::: Raw data
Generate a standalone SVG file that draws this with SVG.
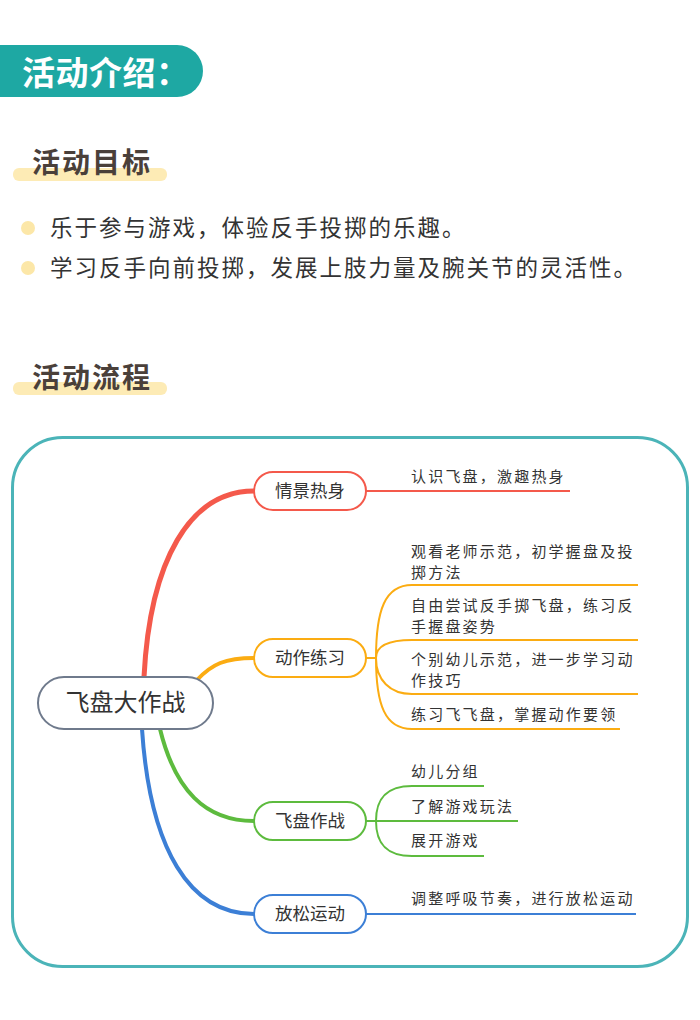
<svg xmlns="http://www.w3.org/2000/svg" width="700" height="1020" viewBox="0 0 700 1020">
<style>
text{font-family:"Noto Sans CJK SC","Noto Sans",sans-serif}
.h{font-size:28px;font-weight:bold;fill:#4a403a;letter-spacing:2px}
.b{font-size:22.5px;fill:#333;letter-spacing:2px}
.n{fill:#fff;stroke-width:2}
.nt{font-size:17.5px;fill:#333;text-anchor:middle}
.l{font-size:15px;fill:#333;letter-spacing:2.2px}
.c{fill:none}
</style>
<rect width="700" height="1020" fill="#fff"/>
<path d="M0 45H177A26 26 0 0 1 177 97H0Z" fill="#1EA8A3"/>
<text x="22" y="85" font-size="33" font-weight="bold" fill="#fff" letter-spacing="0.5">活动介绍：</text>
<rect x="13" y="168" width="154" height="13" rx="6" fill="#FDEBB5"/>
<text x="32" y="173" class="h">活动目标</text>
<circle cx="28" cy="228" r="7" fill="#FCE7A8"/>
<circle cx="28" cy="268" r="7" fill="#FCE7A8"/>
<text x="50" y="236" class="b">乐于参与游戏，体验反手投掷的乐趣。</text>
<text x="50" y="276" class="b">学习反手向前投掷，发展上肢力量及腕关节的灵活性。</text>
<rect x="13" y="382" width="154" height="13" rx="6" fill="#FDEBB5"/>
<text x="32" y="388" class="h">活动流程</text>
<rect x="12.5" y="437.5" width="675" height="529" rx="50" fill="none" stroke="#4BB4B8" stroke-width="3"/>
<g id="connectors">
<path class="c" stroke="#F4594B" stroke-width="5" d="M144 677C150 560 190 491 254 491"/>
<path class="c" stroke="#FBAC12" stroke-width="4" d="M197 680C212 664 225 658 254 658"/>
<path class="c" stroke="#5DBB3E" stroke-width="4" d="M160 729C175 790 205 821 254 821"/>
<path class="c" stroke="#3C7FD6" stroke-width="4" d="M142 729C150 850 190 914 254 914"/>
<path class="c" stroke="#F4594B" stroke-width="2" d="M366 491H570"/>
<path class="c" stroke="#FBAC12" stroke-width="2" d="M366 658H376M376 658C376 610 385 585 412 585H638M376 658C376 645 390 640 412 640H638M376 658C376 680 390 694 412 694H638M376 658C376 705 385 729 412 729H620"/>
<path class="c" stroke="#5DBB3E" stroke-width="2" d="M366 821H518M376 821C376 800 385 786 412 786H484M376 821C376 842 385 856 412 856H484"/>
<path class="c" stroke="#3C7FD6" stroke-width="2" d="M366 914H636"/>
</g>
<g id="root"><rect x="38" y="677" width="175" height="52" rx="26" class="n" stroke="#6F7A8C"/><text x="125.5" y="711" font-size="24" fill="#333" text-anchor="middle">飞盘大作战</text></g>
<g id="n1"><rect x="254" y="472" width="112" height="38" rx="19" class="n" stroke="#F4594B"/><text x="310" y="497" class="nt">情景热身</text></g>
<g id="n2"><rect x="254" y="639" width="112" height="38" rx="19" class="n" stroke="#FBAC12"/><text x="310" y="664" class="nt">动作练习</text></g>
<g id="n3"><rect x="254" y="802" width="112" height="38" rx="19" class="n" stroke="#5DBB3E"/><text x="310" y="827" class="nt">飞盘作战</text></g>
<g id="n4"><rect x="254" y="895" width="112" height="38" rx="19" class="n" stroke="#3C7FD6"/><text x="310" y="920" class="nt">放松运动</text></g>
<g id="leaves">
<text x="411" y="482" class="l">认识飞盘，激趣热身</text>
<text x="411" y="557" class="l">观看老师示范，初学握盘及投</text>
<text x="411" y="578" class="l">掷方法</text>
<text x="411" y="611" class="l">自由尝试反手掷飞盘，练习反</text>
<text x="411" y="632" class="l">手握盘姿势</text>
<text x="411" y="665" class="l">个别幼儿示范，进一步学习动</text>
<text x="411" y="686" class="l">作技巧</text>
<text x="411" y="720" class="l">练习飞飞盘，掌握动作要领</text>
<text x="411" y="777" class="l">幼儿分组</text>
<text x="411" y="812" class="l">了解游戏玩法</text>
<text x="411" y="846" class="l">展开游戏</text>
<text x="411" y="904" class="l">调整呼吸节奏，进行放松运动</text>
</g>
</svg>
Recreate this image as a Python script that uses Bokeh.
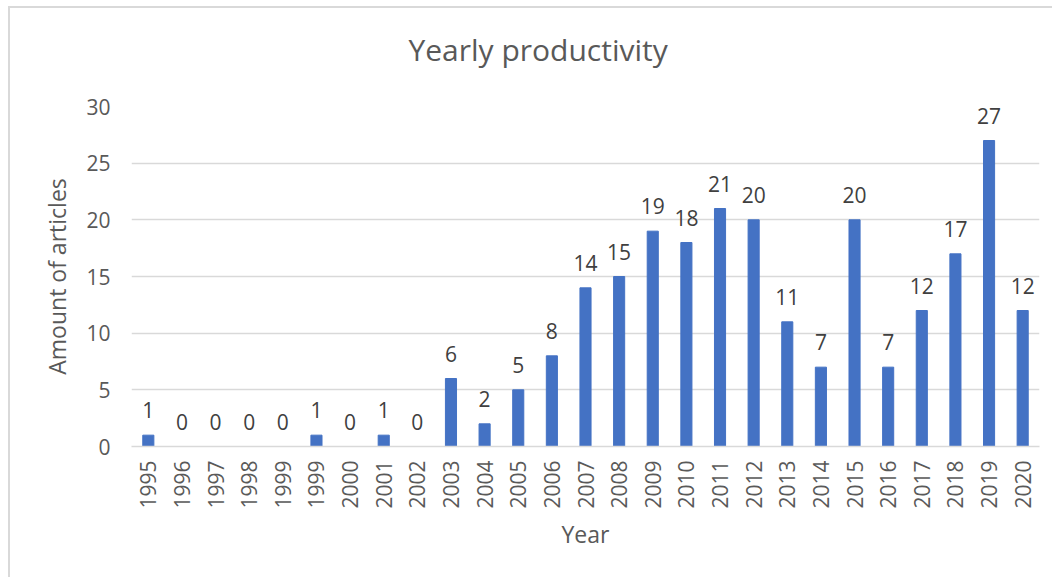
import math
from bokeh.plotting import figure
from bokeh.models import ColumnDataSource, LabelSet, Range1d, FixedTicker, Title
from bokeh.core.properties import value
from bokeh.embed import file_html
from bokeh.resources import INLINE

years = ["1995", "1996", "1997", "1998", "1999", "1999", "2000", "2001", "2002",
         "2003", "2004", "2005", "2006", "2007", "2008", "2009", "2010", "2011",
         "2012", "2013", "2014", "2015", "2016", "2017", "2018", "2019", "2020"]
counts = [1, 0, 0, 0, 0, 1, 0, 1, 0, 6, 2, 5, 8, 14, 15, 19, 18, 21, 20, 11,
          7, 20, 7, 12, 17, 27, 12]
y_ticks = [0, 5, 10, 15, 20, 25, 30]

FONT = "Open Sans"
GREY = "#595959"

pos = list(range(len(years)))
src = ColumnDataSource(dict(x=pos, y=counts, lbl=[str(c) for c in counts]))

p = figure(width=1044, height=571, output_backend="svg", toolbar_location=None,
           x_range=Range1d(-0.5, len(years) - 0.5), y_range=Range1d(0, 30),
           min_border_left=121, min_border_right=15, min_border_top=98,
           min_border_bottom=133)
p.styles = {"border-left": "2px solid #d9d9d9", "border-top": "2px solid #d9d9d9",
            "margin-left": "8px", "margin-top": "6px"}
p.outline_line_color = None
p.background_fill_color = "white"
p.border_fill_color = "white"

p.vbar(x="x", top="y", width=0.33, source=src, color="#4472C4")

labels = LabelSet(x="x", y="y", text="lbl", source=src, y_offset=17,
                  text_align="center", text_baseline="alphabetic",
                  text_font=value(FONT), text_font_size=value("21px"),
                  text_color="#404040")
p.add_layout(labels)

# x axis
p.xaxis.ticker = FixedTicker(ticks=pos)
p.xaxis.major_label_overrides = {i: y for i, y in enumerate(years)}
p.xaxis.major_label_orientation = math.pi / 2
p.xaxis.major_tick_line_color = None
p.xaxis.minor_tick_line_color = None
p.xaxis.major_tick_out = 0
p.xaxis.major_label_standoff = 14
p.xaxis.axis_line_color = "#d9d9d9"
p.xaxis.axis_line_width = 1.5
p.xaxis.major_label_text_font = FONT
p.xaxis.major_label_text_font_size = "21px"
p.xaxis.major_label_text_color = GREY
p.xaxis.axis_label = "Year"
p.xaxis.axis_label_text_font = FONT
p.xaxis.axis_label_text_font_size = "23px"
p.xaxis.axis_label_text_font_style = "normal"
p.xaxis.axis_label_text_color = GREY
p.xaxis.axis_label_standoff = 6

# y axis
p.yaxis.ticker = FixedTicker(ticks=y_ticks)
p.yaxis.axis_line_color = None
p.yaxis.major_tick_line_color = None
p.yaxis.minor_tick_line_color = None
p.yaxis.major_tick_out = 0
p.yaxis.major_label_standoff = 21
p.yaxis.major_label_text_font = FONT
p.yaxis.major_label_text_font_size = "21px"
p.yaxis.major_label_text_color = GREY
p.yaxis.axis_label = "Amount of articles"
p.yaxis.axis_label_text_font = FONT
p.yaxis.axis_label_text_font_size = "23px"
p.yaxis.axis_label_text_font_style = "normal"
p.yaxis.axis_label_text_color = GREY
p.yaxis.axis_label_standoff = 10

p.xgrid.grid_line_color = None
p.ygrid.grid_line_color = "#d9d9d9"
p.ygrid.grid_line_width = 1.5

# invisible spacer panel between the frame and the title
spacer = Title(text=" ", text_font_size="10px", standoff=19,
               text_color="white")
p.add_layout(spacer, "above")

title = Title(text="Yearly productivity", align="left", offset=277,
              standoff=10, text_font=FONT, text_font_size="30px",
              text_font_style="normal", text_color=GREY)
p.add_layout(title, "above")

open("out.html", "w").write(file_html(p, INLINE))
::::::
▸ **Your goal**
Tally how many lines of the data include the word "this". Write the number and nothing else.

▸ **Expected answer**
2